The emergency room at the Indian Health Service run Rosebud Hospital is reopening after being closed for more than seven months.
The head of IHS says this is the first of many improvements for Rosebud and other Great Plains tribal hospitals.
Federal officials shut down the Rosebud Hospital Emergency Room in December following reports of unsanitary conditions and malpractice. Since then, tribal officials say nine people have died in-route to the next nearest hospitals. That distance could be as much as 50 miles away.
IHS officials say they are using a temporary surge in funding to provide emergency services at Rosebud Hospital. That money helped Rosebud’s Emergency Room enact certain reforms, which led to the Center for Medicaid and Medicare Services giving the green light to re-open.
Mary Smith is the head of IHS, in Washington, DC.
“We did a lot of work to get there. We have a new management team in place," Smith says. "We did physical construction and we worked on IT issues and the policies. And we were given a clean bill of health from CMS this week to re-open.”
Smith says she’s happy Rosebud is reopening, but not satisfied…
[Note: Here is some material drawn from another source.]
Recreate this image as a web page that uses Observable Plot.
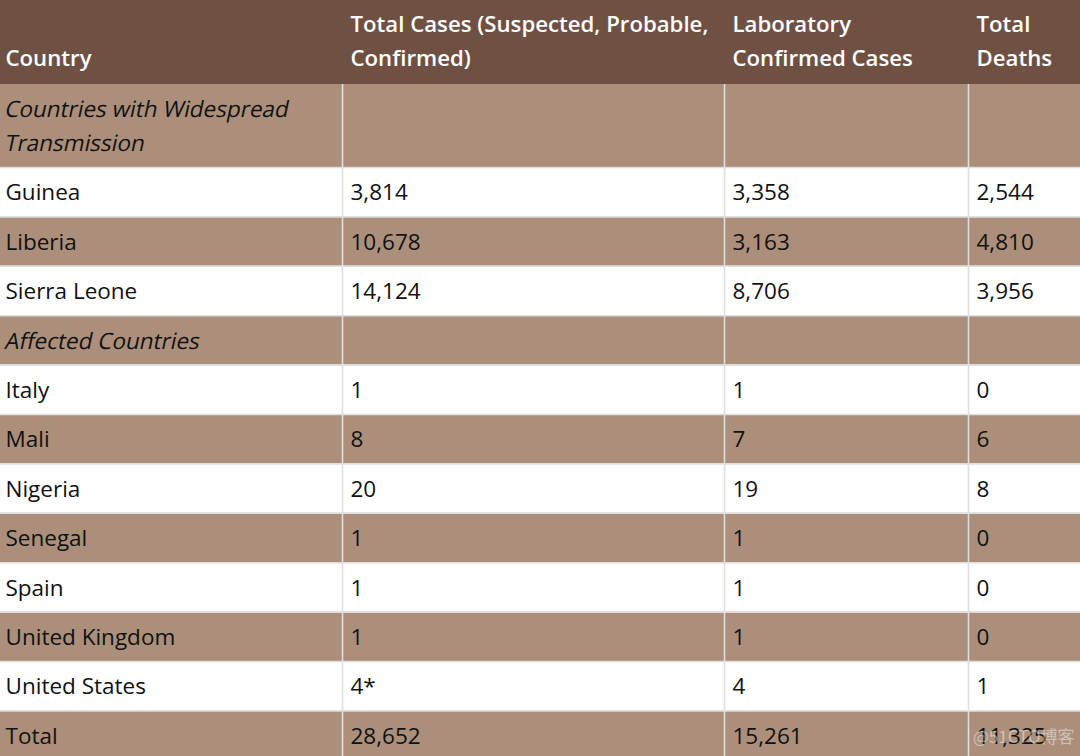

“It was very important to me and all of us at IHS to resume emergency services for the Rosebud community as soon as possible," Smith says. "But, this is not the end of our work at the Rosebud hospital. We remain committed to making systemic and sustainable change at the hospital and we will continue to do so.”
The IHS Great Plains Area serves roughly 130,000 patients in Iowa, Nebraska and the Dakotas.
Smith says IHS is issuing a contract for telemedicine services for the entire Great Plains region. Telemedicine is the diagnosis and treatment of patients through telecommunications technology. She hopes this will make improvements at all rural IHS hospitals.